The earliest evidence of land animals on the ancient southern supercontinent of Gondwana has been found in the Eastern Cape.
It includes a fossilised pincer as well as part of the tail and sting from a species of 360 million-year-old scorpions.
They lived during a geological period known as the Devonian.
The small, predatory creatures,
which would have snacked on the world's first primitive insects and
millipedes, were almost the length of a modern-day pencil.
Dubbed Gondwanascorpio emsantsiensis
by its discoverer Dr Robert Gess, a researcher at the time with the
Bernard Price Institute of Palaeontological Research, details of the new
species have been published in the latest volume of the scientific
journal, African Invertebrates.
The tiny fossils were found compressed between layers of shale taken from a road cutting near Grahamstown.
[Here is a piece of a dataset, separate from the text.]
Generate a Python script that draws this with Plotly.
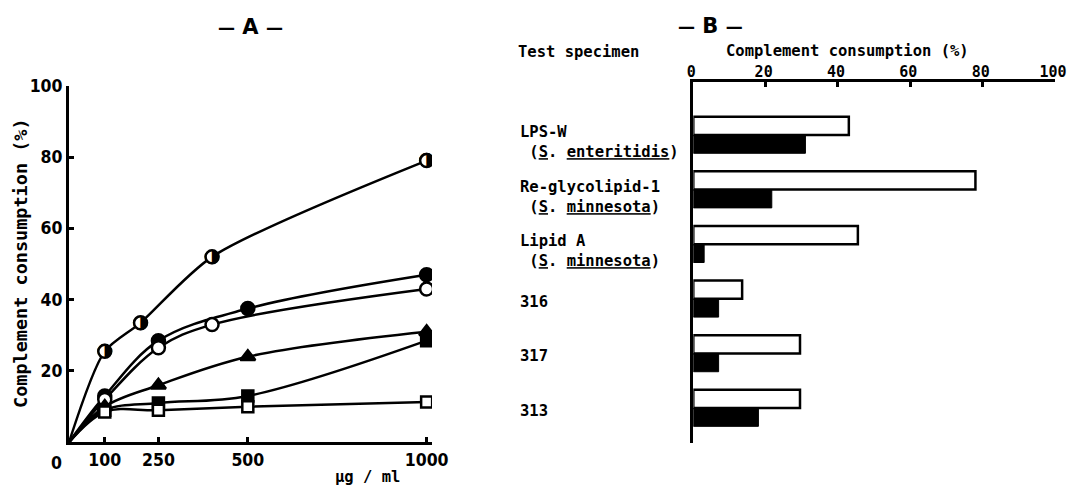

"They are very delicate, and silvery-white in colour against the dark background of the rock," Gess told Sapa.
He said the pincers and the tail segment and sting were found separately, and were not from the same individual.
He had found both fossils while
carefully splitting apart small slabs of shale from the site, and was
"totally thrilled" by the discovery.
"One knows one's found something very significant," he said.
Back in the Devonian, between 420
and 360 million years ago, the world consisted of two supercontinents:
Laurasia, comprising North America, Europe and Asia; and the southerly
Gondwana, including Africa, South America, Australia, Antarctica and
India.
The two were separated by a deep ocean.
Gess said that although it was known
that Laurasia was inhabited by diverse invertebrates before and during
the Devonian, "until now, we had no evidence that the early plant life
of Gondwana was similarly inhabited".
For the first time, it was now known
that not just scorpions, but whatever they were preying on were already
present in the Devonian.
"We know now that Gondwana, like
Laurasia, had a complex terrestrial ecosystem, comprised of
invertebrates and plants, by the end of the Devonian.
"It too, therefore, had all the
elements to sustain terrestrial vertebrate life that emerged around this
time, or slightly later," he said.
Among other fossils found by Gess in rocks from the Eastern Cape site are 20 types of fish and a range of different land plants.
At the time these existed, the area was on the edge of a high latitude coastal lagoon.